En fait, l’Iran fait pression pour conclure davantage d’accords commerciaux avec le Pakistan, que ce dernier a hésité à conclure pendant des années, en particulier après les sanctions américaines de 2013 sur le pétrole, le gaz et d’autres produits pétrochimiques iraniens.
En raison de ces sanctions, le pétrole est acheminé par des voies illégales. Selon l’Autorité pakistanaise de régulation du pétrole et du gaz (OGRA), environ 4 000 tonnes de carburant iranien sont introduites quotidiennement en contrebande au Pakistan. Le carburant iranien illicite constitue depuis des décennies une source économique pour des milliers de personnes dans cette province frappée par la pauvreté.
« La stabilité de la situation entre le Pakistan et l’Iran est cruciale pour cette région.

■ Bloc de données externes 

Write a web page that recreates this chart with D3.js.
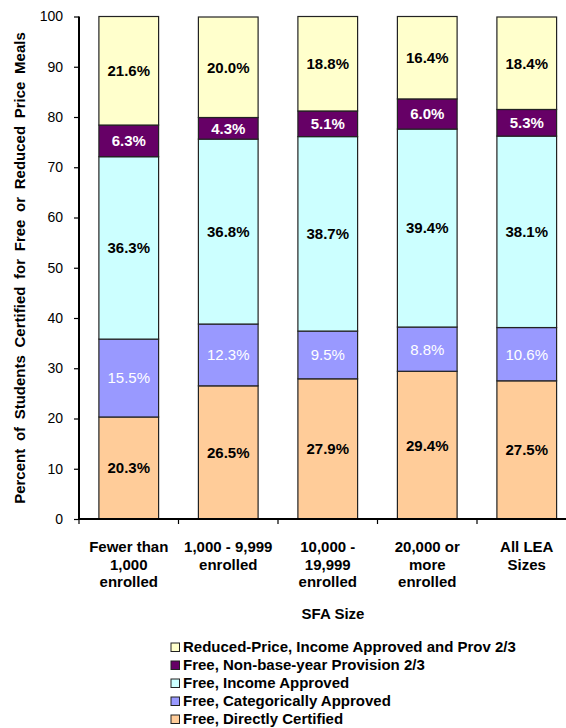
<!DOCTYPE html>
<html>
<head>
<meta charset="utf-8">
<script src="https://cdn.jsdelivr.net/npm/d3@7"></script>
<style>
  html, body { margin: 0; padding: 0; background: #fff; }
  svg { display: block; font-family: "Liberation Sans", Arial, sans-serif; }
</style>
</head>
<body>
<svg id="chart" width="566" height="728"></svg>
<script>
// SFA size groups (x axis), one label line per array entry
const categories = ["lt1000", "1000to9999", "10000to19999", "20000plus", "all"];
const categoryLines = [
  ["Fewer than", "1,000", "enrolled"],
  ["1,000 - 9,999", "enrolled"],
  ["10,000 -", "19,999", "enrolled"],
  ["20,000 or", "more", "enrolled"],
  ["All LEA", "Sizes"]
];

// Series, stacked from the bottom up (percent of certified students)
const seriesNames = [
  "Free, Directly Certified",
  "Free, Categorically Approved",
  "Free, Income Approved",
  "Free, Non-base-year Provision 2/3",
  "Reduced-Price, Income Approved and Prov 2/3"
];
const directlyCertified = [20.3, 26.5, 27.9, 29.4, 27.5];
const categoricallyApproved = [15.5, 12.3, 9.5, 8.8, 10.6];
const incomeApproved = [36.3, 36.8, 38.7, 39.4, 38.1];
const nonBaseYear = [6.3, 4.3, 5.1, 6.0, 5.3];
const reducedPrice = [21.6, 20.0, 18.8, 16.4, 18.4];

const yTicks = [0, 10, 20, 30, 40, 50, 60, 70, 80, 90, 100];

const seriesValues = [directlyCertified, categoricallyApproved, incomeApproved, nonBaseYear, reducedPrice];
const seriesColors = ["#FFCC99", "#9999FF", "#CCFFFF", "#660066", "#FFFFCC"];
const labelStyle = [
  { fill: "#000", weight: "bold" },
  { fill: "#fff", weight: "normal" },
  { fill: "#000", weight: "bold" },
  { fill: "#fff", weight: "bold" },
  { fill: "#000", weight: "bold" }
];

const svg = d3.select("#chart");

const x = d3.scaleBand()
  .domain(categories)
  .range([79, 576.5])
  .paddingInner(0.4)
  .paddingOuter(0.2);

const y = d3.scaleLinear().domain([0, 100]).range([519, 16.5]);

// Build stacked table
const table = categories.map((c, i) => {
  const row = { cat: c };
  seriesNames.forEach((s, k) => { row[s] = seriesValues[k][i]; });
  return row;
});
const stacked = d3.stack().keys(seriesNames)(table);

// Bars
const layers = svg.append("g").selectAll("g")
  .data(stacked)
  .join("g")
  .attr("fill", (d, k) => seriesColors[k]);

layers.selectAll("rect")
  .data(d => d)
  .join("rect")
  .attr("x", d => x(d.data.cat))
  .attr("width", x.bandwidth())
  .attr("y", d => y(d[1]))
  .attr("height", d => y(d[0]) - y(d[1]))
  .attr("stroke", "#222")
  .attr("stroke-width", 1.2);

// Segment value labels
stacked.forEach((layer, k) => {
  svg.append("g").selectAll("text")
    .data(layer)
    .join("text")
    .attr("x", d => x(d.data.cat) + x.bandwidth() / 2)
    .attr("y", d => y((d[0] + d[1]) / 2))
    .attr("dy", "0.36em")
    .attr("text-anchor", "middle")
    .attr("font-size", 15)
    .attr("font-weight", labelStyle[k].weight)
    .attr("fill", labelStyle[k].fill)
    .text((d, i) => seriesValues[k][i].toFixed(1) + "%");
});

// Y axis
const yAxis = d3.axisLeft(y).tickValues(yTicks).tickSize(5).tickPadding(11);
const gy = svg.append("g").attr("transform", "translate(79,0)").call(yAxis);
gy.select(".domain").attr("stroke", "#000").attr("stroke-width", 2).attr("d", `M0,${y(100)}V${y(0)}`);
gy.selectAll(".tick line").attr("stroke", "#000").attr("stroke-width", 1.2);
gy.selectAll(".tick text")
  .attr("font-size", 14)
  .attr("font-family", "'Liberation Sans', Arial, sans-serif")
  .attr("fill", "#000");

// X axis line with boundary ticks between groups
const step = x.step();
const boundaries = categories.map(c => x(c) - step * x.paddingOuter());
svg.append("line")
  .attr("x1", 79).attr("x2", 566)
  .attr("y1", y(0)).attr("y2", y(0))
  .attr("stroke", "#000").attr("stroke-width", 2);
svg.append("g").selectAll("line")
  .data(boundaries)
  .join("line")
  .attr("x1", d => d).attr("x2", d => d)
  .attr("y1", y(0)).attr("y2", y(0) + 5)
  .attr("stroke", "#000").attr("stroke-width", 1.2);

// Category labels
const catLabels = svg.append("g").selectAll("text")
  .data(categories)
  .join("text")
  .attr("text-anchor", "middle")
  .attr("font-size", 15)
  .attr("font-weight", "bold")
  .attr("fill", "#000");
catLabels.each(function (c, i) {
  const cx = x(c) + x.bandwidth() / 2;
  d3.select(this).selectAll("tspan")
    .data(categoryLines[i])
    .join("tspan")
    .attr("x", cx)
    .attr("y", (d, j) => 552 + j * 17.5)
    .text(d => d);
});

// Axis titles
svg.append("text")
  .attr("x", 333).attr("y", 619)
  .attr("text-anchor", "middle")
  .attr("font-size", 15)
  .attr("font-weight", "bold")
  .text("SFA Size");

svg.append("text")
  .attr("transform", "translate(25,268) rotate(-90)")
  .attr("text-anchor", "middle")
  .attr("font-size", 15)
  .attr("font-weight", "bold")
  .attr("word-spacing", 3.5)
  .text("Percent of Students Certified for Free or Reduced Price Meals");

// Legend (top entry is the top of the stack)
const legendOrder = d3.range(seriesNames.length).reverse();
const legend = svg.append("g").selectAll("g")
  .data(legendOrder)
  .join("g")
  .attr("transform", (k, r) => `translate(171,${652 + r * 18})`);
legend.append("rect")
  .attr("x", 0).attr("y", -9)
  .attr("width", 8.5).attr("height", 8.5)
  .attr("fill", k => seriesColors[k])
  .attr("stroke", "#222").attr("stroke-width", 1);
legend.append("text")
  .attr("x", 12).attr("y", 0)
  .attr("font-size", 15)
  .attr("font-weight", "bold")
  .attr("fill", "#000")
  .text(k => seriesNames[k]);
</script>
</body>
</html>
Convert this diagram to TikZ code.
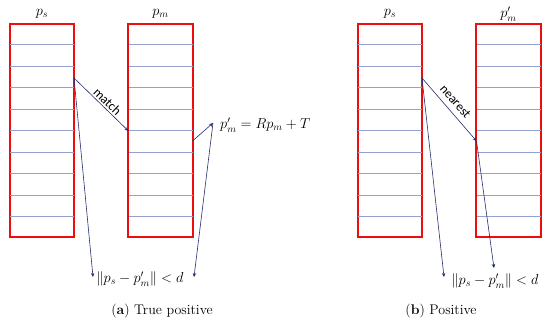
\documentclass[tikz,border=0pt]{standalone}
\usepackage{fontspec}
\newfontfamily\lblfont{Carlito}
\usetikzlibrary{arrows.meta,calc}
\definecolor{boxred}{rgb}{0.93,0.05,0.05}
\definecolor{rowline}{RGB}{150,160,205}
\definecolor{navy}{RGB}{35,45,115}
\tikzset{
  cellbox/.style={draw=boxred, line width=1.4pt, rectangle, inner sep=0pt, minimum width=64pt, minimum height=213pt},
  arr/.style={draw=navy, line width=0.6pt, -{Stealth[length=4pt,width=3.5pt]}},
  mtext/.style={font=\fontsize{14}{16}\selectfont, inner sep=1pt},
  captext/.style={font=\fontsize{14}{16}\selectfont, inner sep=1pt},
  arrlbl/.style={font=\lblfont\fontsize{13}{15}\selectfont, inner sep=1pt}
}
\newcommand{\rowlines}[1]{%
  \foreach \k in {1,...,9} {
    \draw[rowline, line width=0.6pt] ($(#1.north west)!\k/10!(#1.south west)$) -- ($(#1.north east)!\k/10!(#1.south east)$);
  }
  \draw[boxred, line width=1.4pt] (#1.north west) rectangle (#1.south east);
}
\begin{document}
\begin{tikzpicture}[x=1pt,y=-1pt]
\useasboundingbox (0,0) rectangle (550,327);
% panel (a)
\node[cellbox] (aps) at (42,130.5) {};
\node[cellbox] (apm) at (160.5,130.5) {};
\rowlines{aps}
\rowlines{apm}
\node[mtext] (apsl) at (42,14) {$p_s$};
\node[mtext] (apml) at (160.5,14) {$p_m$};
\coordinate (a1) at (74,78);
\coordinate (a2) at (128.5,131);
\coordinate (a3) at (192.5,141);
\coordinate (a4) at (213,123);
\coordinate (a5) at (93,277);
\coordinate (a6) at (194,277);
\draw[arr] (a1) -- (a2);
\node[arrlbl, rotate=-44] (mlbl) at (107.5,101.5) {match};
\draw[arr] (a1) -- (a5);
\draw[arr] (a3) -- (a4);
\draw[arr] (a4) -- (a6);
\node[mtext, anchor=west] (aeq) at (219,125) {$p'_m = Rp_m + T$};
\node[mtext] (anorm) at (140,279) {$\|p_s - p'_m\| < d$};
\node[captext] (acap) at (162,311) {(\textbf{a}) True positive};
% panel (b)
\node[cellbox] (bps) at (390,130.5) {};
\node[cellbox] (bpm) at (508.5,130.5) {};
\rowlines{bps}
\rowlines{bpm}
\node[mtext] (bpsl) at (390,14) {$p_s$};
\node[mtext] (bpml) at (508.5,14) {$p'_m$};
\coordinate (b1) at (422,78);
\coordinate (b2) at (476.5,141);
\coordinate (b5) at (444,277);
\coordinate (b6) at (494,268);
\draw[arr] (b1) -- (b2);
\node[arrlbl, rotate=-49] (nlbl) at (455.5,101.5) {nearest};
\draw[arr] (b1) -- (b5);
\draw[arr] (b2) -- (b6);
\node[mtext] (bnorm) at (495,281) {$\|p_s - p'_m\| < d$};
\node[captext] (bcap) at (441,311) {(\textbf{b}) Positive};
\end{tikzpicture}
\end{document}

Une fermeture de frontière signifie que des milliers de personnes se retrouvent sans source de revenus », a déclaré Haq.
Le commerce légal de l’Iran avec le Pakistan représente environ 1,5 milliard de dollars par an. En 2021, les deux gouvernements prévoyaient de créer six postes frontaliers et marchés entre les deux pays pour accroître les échanges commerciaux, mais ces plans n’ont guère progressé. En janvier 2023, les deux parties ont signé 39 protocoles d’accord. La plupart d’entre eux sont en attente.
La construction d’un gazoduc GPL de 2 775 km de long entre l’Iran et le Pakistan est un projet important de longue date., qui a été convenu en 1995. Alors que l’Iran avait achevé sa partie du pipeline en 2011, le Pakistan hésite à aller de l’avant. Après plus d’une décennie et des pressions persistantes de la part de l’Iran, le Pakistan n’a pas réussi à se ressaisir, ce qui ajoute à la frustration de l’Iran.
Plus que quiconque, les habitants vivant le long de la frontière irano-pakistanaise aspirent à la paix et à la stabilité, car ils veulent pouvoir gagner leur vie grâce au commerce transfrontalier. Ils veulent que les projets Iran-Pakistan avancent.
Les cibles des récentes frappes pourraient avoir été les groupes militants. Mais ce sont les Baloutches des deux côtés de la frontière qui subissent le plus gros des tensions bilatérales.